Chair, Arts Council England, Sir Nicholas Serota, said:
“Culture is an essential part of life across the country, helping to support people’s wellbeing through creativity and self-expression, bringing communities together, and fuelling our world class creative industries.
“This latest set of awards from the Culture Recovery Fund builds on those announced recently and will help hundreds of organisations to survive the next few months, ensuring that the cultural sector can bounce back after the crisis. We will continue doing everything we can to support artists and cultural and creative organisations, with further funding to be announced in the coming weeks.”
Festival Director, Janet Smith, said “The grant is a lifeline for our fantastic Festival to continue in the future and we are now confident that we can deliver an outstanding event for our visitors to enjoy in 2021. We employ over a hundred opera singers, orchestra players and creatives throughout the year and we know they will also be delighted to hear this wonderful news”.
ENDS
More information:
Janet Smith
International Gilbert & Sullivan Festival
Tel: 01422 323252
Email: janet@gsfestivals.org
Website: www.gsfestivals.org
ACE – NOTES FOR EDITORS
Arts Council England is the national development agency for creativity and culture.
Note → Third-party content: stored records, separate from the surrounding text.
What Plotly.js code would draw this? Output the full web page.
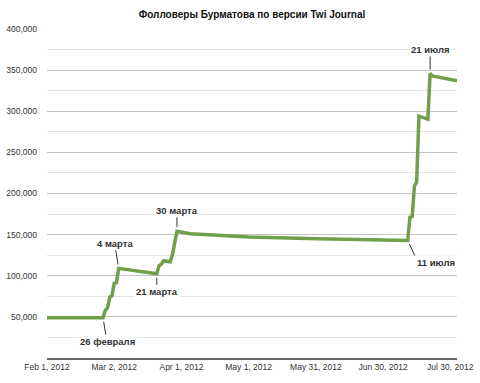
<!DOCTYPE html>
<html>
<head>
<meta charset="utf-8">
<script src="https://cdn.plot.ly/plotly-3.0.1.min.js"></script>
<style>html,body{margin:0;padding:0;background:#fff;}#chart{width:480px;height:383px;}</style>
</head>
<body>
<div id="chart"></div>
<script>
const dates = ['2012-02-01','2012-02-26','2012-02-27','2012-02-28','2012-02-29','2012-03-01','2012-03-02','2012-03-03','2012-03-04',
  '2012-03-21','2012-03-22','2012-03-23','2012-03-24','2012-03-27','2012-03-28','2012-03-30',
  '2012-04-05','2012-04-13','2012-05-01','2012-06-01','2012-07-11',
  '2012-07-12','2012-07-13','2012-07-14','2012-07-15','2012-07-16','2012-07-20','2012-07-21','2012-07-22','2012-08-02'];
const followers = [49000,49000,58000,61000,74000,75500,91000,91500,109000,
  102500,112000,114000,118000,117000,126000,154000,
  151000,149500,147000,145000,143000,
  171000,172000,209000,214000,294000,290500,346000,343000,337000];

const tickDates = ['2012-02-01','2012-03-02','2012-04-01','2012-05-01','2012-05-31','2012-06-30','2012-07-30'];
const tickLabels = ['Feb 1, 2012','Mar 2, 2012','Apr 1, 2012','May 1, 2012','May 31, 2012','Jun 30, 2012','Jul 30, 2012'];
const yTicks = [50000,100000,150000,200000,250000,300000,350000,400000];
const yTickLabels = ['50,000','100,000','150,000','200,000','250,000','300,000','350,000','400,000'];
const yMinorTicks = [25000,75000,125000,175000,225000,275000,325000,375000];

const noteDates = ['2012-02-26','2012-03-04','2012-03-21','2012-03-30','2012-07-11','2012-07-21'];
const noteValues = [49000,109000,102500,154000,143000,346000];
const noteTexts = ['26 февраля','4 марта','21 марта','30 марта','11 июля','21 июля'];
const noteOffsets = [[4,24],[-4,-25],[0,18],[0,-21],[7,15],[0,-24]];

const annFont = {family:'Liberation Sans, Arial, sans-serif', size:9.5, color:'#333'};
const annotations = noteTexts.map((t,i)=>{
  const a = {x:noteDates[i], y:noteValues[i], xref:'x', yref:'y', text:'<b>'+t+'</b>',
    showarrow:true, arrowhead:0, arrowwidth:1, arrowcolor:'#333',
    ax:noteOffsets[i][0], ay:noteOffsets[i][1], standoff:4, font:annFont, bgcolor:'#fff', borderpad:1};
  if (i===4){ a.xanchor='left'; a.yanchor='top'; }
  return a;
});

const trace = {x:dates, y:followers, type:'scatter', mode:'lines',
  line:{color:'#70a04c', width:3.5}, hoverinfo:'skip'};

const layout = {
  width:480, height:383,
  margin:{l:47, r:23, t:29, b:25},
  paper_bgcolor:'#fff', plot_bgcolor:'#fff',
  showlegend:false,
  title:{text:'<b>Фолловеры Бурматова по версии Twi Journal</b>', x:0.5, xref:'paper', y:1-14/383, yref:'container', yanchor:'middle',
    font:{family:'Liberation Sans, Arial, sans-serif', size:10, color:'#111'}},
  font:{family:'Liberation Sans, Arial, sans-serif', size:8.5, color:'#333'},
  xaxis:{type:'date', range:['2012-02-01','2012-08-02'], tickvals:tickDates, ticktext:tickLabels,
    showgrid:false, zeroline:false, showline:true, linecolor:'#666', linewidth:1.5, ticks:'',
    tickfont:{size:8.5, color:'#333'}, fixedrange:true},
  yaxis:{range:[0,400000], tickvals:yTicks, ticktext:yTickLabels, showgrid:true, gridcolor:'#c4c4c4', gridwidth:1,
    minor:{tickvals:yMinorTicks, showgrid:true, gridcolor:'#e4e4e4', gridwidth:1},
    zeroline:false, showline:false, ticks:'', ticklabelstandoff:9,
    tickfont:{size:8.5, color:'#333'}, fixedrange:true},
  annotations:annotations
};

Plotly.newPlot('chart', [trace], layout, {displayModeBar:false, staticPlot:true});
</script>
</body>
</html>
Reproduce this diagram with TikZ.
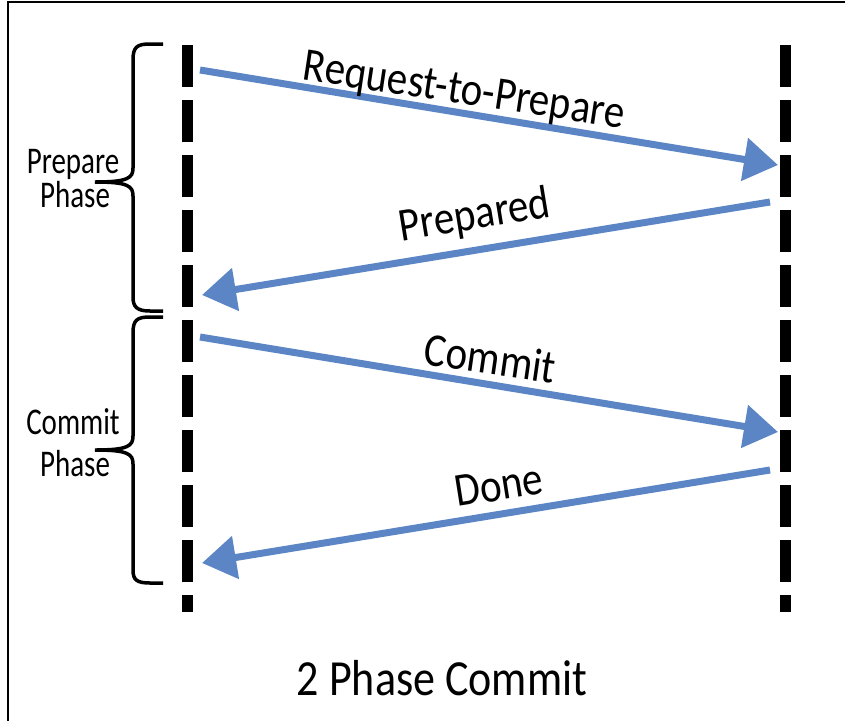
\documentclass[tikz,border=0pt]{standalone}
\usepackage{fontspec}
\setmainfont{Carlito}
\usetikzlibrary{arrows.meta}
\definecolor{arrowblue}{RGB}{91,133,197}
\newcommand{\tallA}[1]{\scalebox{1}[1.15]{#1}}
\newcommand{\tallB}[1]{\scalebox{1}[1.3]{#1}}
\begin{document}
\begin{tikzpicture}[x=1pt,y=-1pt,
  lifeline/.style={line width=11pt, dash pattern=on 42pt off 13pt},
  msg/.style={draw=arrowblue, line width=7pt, -{Triangle[length=34pt,width=42pt,fill=arrowblue]}},
  bracepath/.style={line width=3.5pt, line cap=butt},
  biglabel/.style={font=\fontsize{41}{49}\selectfont, anchor=base, inner sep=0pt},
  smalllabel/.style={font=\fontsize{29}{34}\selectfont, anchor=base, inner sep=0pt},
  titlelabel/.style={font=\fontsize{44}{52}\selectfont, anchor=base, inner sep=0pt},
]
\useasboundingbox (0,0) rectangle (845,720);
% frame (only top and left edges visible)
\draw[line width=2pt] (8,730) -- (8,2) -- (855,2);

% lifelines
\coordinate (lt) at (187,45);
\coordinate (lb) at (187,612);
\coordinate (rt) at (785,45);
\coordinate (rb) at (785,612);
\draw[lifeline] (lt) -- (lb);
\draw[lifeline] (rt) -- (rb);

% message end points
\coordinate (m1s) at (200,70);
\coordinate (m1e) at (778,165);
\coordinate (m2s) at (770,202);
\coordinate (m2e) at (202,295);
\coordinate (m3s) at (200,337);
\coordinate (m3e) at (778,432);
\coordinate (m4s) at (770,470);
\coordinate (m4e) at (202,563);

\draw[msg] (m1s) -- (m1e);
\draw[msg] (m2s) -- (m2e);
\draw[msg] (m3s) -- (m3e);
\draw[msg] (m4s) -- (m4e);

% message labels
\node[biglabel, rotate=-8.6] (l1) at (462,104) {\tallA{Request-to-Prepare}};
\node[biglabel, rotate=9.3] (l2) at (477,229) {\tallA{Prepared}};
\node[biglabel, rotate=-8.2] (l3) at (488,374) {\tallA{Commit}};
\node[biglabel, rotate=9.0] (l4) at (501,500) {\tallA{Done}};

% braces
\draw[bracepath] (163,44) -- (150,44) .. controls (137,44) and (133,47) .. (133,60)
  -- (133,168) .. controls (133,178) and (128,182) .. (95,182)
  .. controls (128,182) and (133,186) .. (133,196)
  -- (133,297) .. controls (133,307) and (137,311) .. (150,311) -- (163,311);
\draw[bracepath] (163,317) -- (150,317) .. controls (137,317) and (133,320) .. (133,333)
  -- (133,436) .. controls (133,446) and (128,450) .. (95,450)
  .. controls (128,450) and (133,454) .. (133,464)
  -- (133,570) .. controls (133,580) and (137,583) .. (150,583) -- (163,583);

% phase labels
\node[smalllabel] (p1) at (73,173) {\tallB{Prepare}};
\node[smalllabel] (p2) at (75,207) {\tallB{Phase}};
\node[smalllabel] (c1) at (73,434) {\tallB{Commit}};
\node[smalllabel] (c2) at (75,476) {\tallB{Phase}};

% title
\node[titlelabel] (title) at (442,695) {\tallA{2 Phase Commit}};
\end{tikzpicture}
\end{document}
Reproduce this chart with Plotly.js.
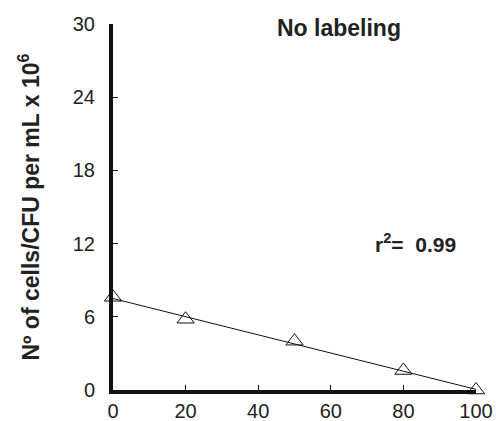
<!DOCTYPE html>
<html><head><meta charset="utf-8">
<script src="https://cdn.plot.ly/plotly-3.0.1.min.js"></script>
<style>html,body{margin:0;padding:0;background:#fff}#chart{width:496px;height:421px}</style>
</head><body><div id="chart"></div>
<script>
const xValues = [0, 20, 50, 80, 100];
const yValues = [7.6, 5.8, 4.0, 1.6, 0.0];
const fitX = [0, 100];
const fitY = [7.5, 0.05];
const yTicks = [0, 6, 12, 18, 24, 30];
const xTicks = [0, 20, 40, 60, 80, 100];
const panelTitle = 'No labeling';
const rSquared = '0.99';

const traces = [
  {x: fitX, y: fitY, mode: 'lines', line: {color: '#111', width: 1}, hoverinfo: 'skip', cliponaxis: false},
  {x: xValues, y: yValues, mode: 'markers', cliponaxis: false,
   marker: {symbol: 'triangle-up-open', size: 15, color: '#111', line: {width: 1, color: '#111'}}}
];
const fam = 'Liberation Sans, Arial, sans-serif';
const tickFont = {size: 20, family: fam, color: '#222'};
const boldFont = {size: 23, family: fam, color: '#222'};
const layout = {
  width: 496, height: 421,
  margin: {l: 113, r: 20, t: 24, b: 31},
  paper_bgcolor: '#fff', plot_bgcolor: '#fff',
  showlegend: false,
  font: {family: fam, color: '#222'},
  xaxis: {range: [0, 100], tickvals: xTicks, ticktext: xTicks.map(String),
    showgrid: false, zeroline: false, showline: true, linecolor: '#111', linewidth: 4,
    ticks: 'inside', ticklen: 5, tickwidth: 1.2, tickcolor: '#111',
    tickfont: tickFont, ticklabelstandoff: 0},
  yaxis: {range: [0, 30], tickvals: yTicks, ticktext: yTicks.map(String),
    showgrid: false, zeroline: false, showline: true, linecolor: '#111', linewidth: 4,
    ticks: 'inside', ticklen: 5, tickwidth: 1.2, tickcolor: '#111',
    tickfont: tickFont, ticklabelstandoff: 10,
    title: {text: '<b>Nº of cells/CFU per mL x 10<sup>6</sup></b>', standoff: 28, font: boldFont}},
  annotations: [
    {text: '<b>' + panelTitle + '</b>', xref: 'paper', yref: 'paper', x: 0.623, y: 0.99,
     xanchor: 'center', yanchor: 'middle', showarrow: false, font: boldFont},
    {text: '<b>r<sup>2</sup>=  ' + rSquared + '</b>', xref: 'paper', yref: 'paper', x: 0.832, y: 0.402,
     xanchor: 'center', yanchor: 'middle', showarrow: false, font: {size: 21, family: fam, color: '#222'}}
  ]
};
Plotly.newPlot('chart', traces, layout, {displayModeBar: false, staticPlot: true});
</script></body></html>
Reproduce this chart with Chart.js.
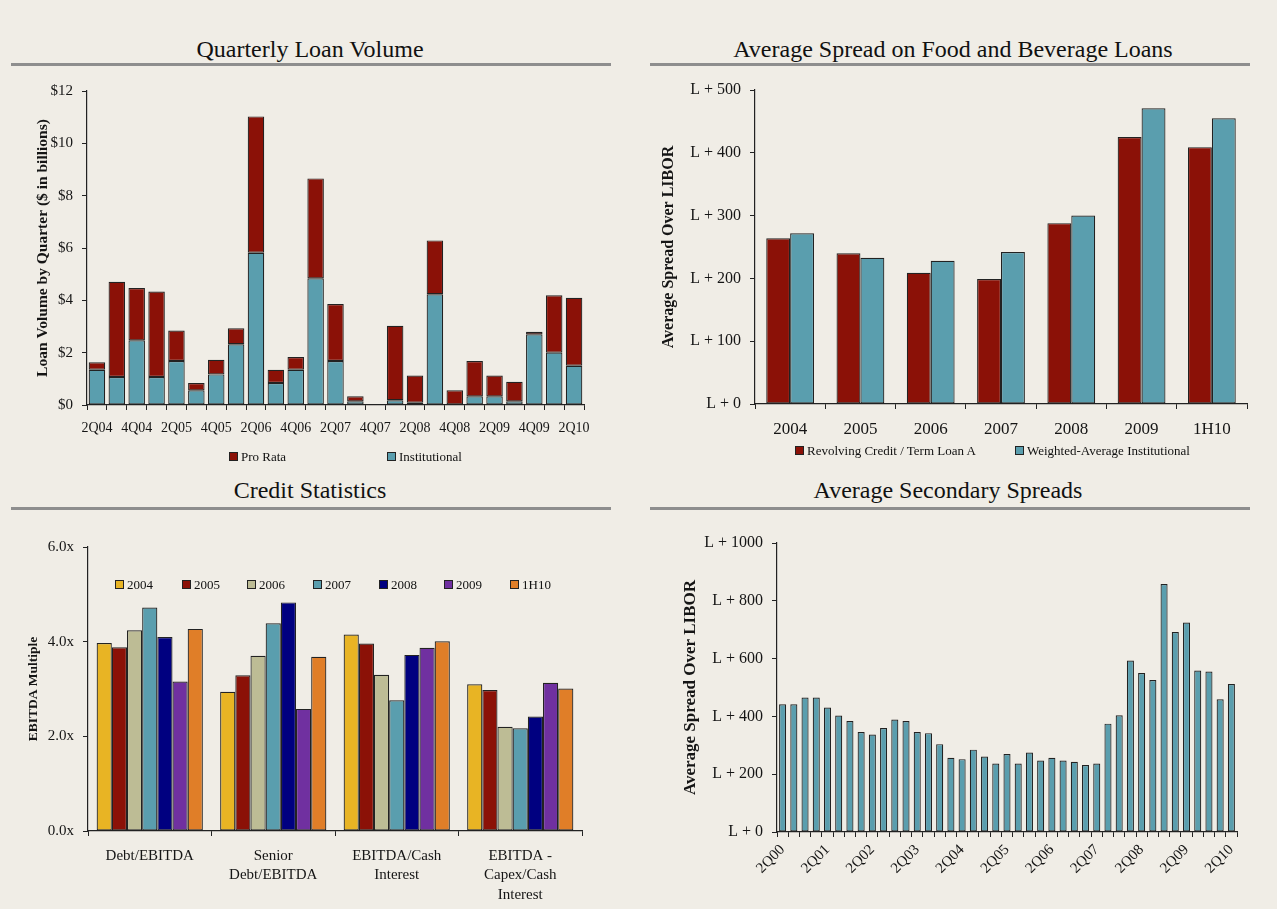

We have set out our strategic vision in Let’s Create that by 2030 we want England to be a country in which the creativity of each of us is valued and given the chance to flourish and where everyone of us has access to a remarkable range of high quality cultural experiences. We invest public money from Government and The National Lottery to help support the sector and to deliver this vision. www.artscouncil.org.uk
Following the Covid-19 crisis, the Arts Council developed a £160 million Emergency Response Package, with nearly 90% coming from the National Lottery, for organisations and individuals needing support. We are also one of several bodies administering the Government’s Culture Recovery Fund and unprecedented support package of £1.57 billion for the culture and heritage sector. Find out more at www.artscouncil.org.uk/covid19
INTERNATIONAL GILBERT & SULLIVAN FESTIVAL – NOTES FOR EDITORS
About the International Gilbert & Sullivan Festival
The first International Gilbert & Sullivan Festival took place in 1994. It is now staged in Buxton Opera House and the Royal Hall Harrogate every August and attracts thousands of visitors from around the world and all corners of the United Kingdom.
The National Gilbert & Sullivan Opera Company is the Festival’s own professional opera company. It performs in Buxton Opera House, The Royal Hall Harrogate and goes on tour around the UK until Autumn.
About Gilbert & Sullivan
Gilbert & Sullivan remain the world’s most performed theatrical partnership. Together they wrote fourteen comic operas between 1871 and 1896. W S Gilbert, who wrote the words, created fanciful topsy-turvy worlds for the operas. For nearly 150 years, lines and quotations from Gilbert’s witty pen have become a part of the English language, such as “short, sharp shock”, it’s love that makes the world go round!” and “let the punishment fit the crime”. Sullivan’s genius for melody and Gilbert’s magic with words produced a combination of music and text that has rarely equalled.
Gilbert & Sullivan paved the way for musical theatre as we know it and their influence is present in just about every modern musical. Although it is easy to concentrate on Gilbert’s genius as a writer, his work as the first stage director must not be underestimated. Gilbert realised just how vital stage management was, and his attention to detail was a new development for the future of the theatre.
Producer Richard D’Oyly Carte brought Gilbert & Sullivan together and nurtured their collaboration. He built the Savoy Theatre in 1881 to present their joint works which came to be known as the Savoy Operas, and he founded the D’Oyly Carte Opera Company, which performed and promoted their operas for over a century.
Henry Wood, writing in 1921 observed “We have two masters who are playing a concerto. Neither is subordinate to the other; each gives what is original, but the two, while neither predominates, are in perfect correspondence. This rare harmony of words and music is what makes these operas entirely unique.”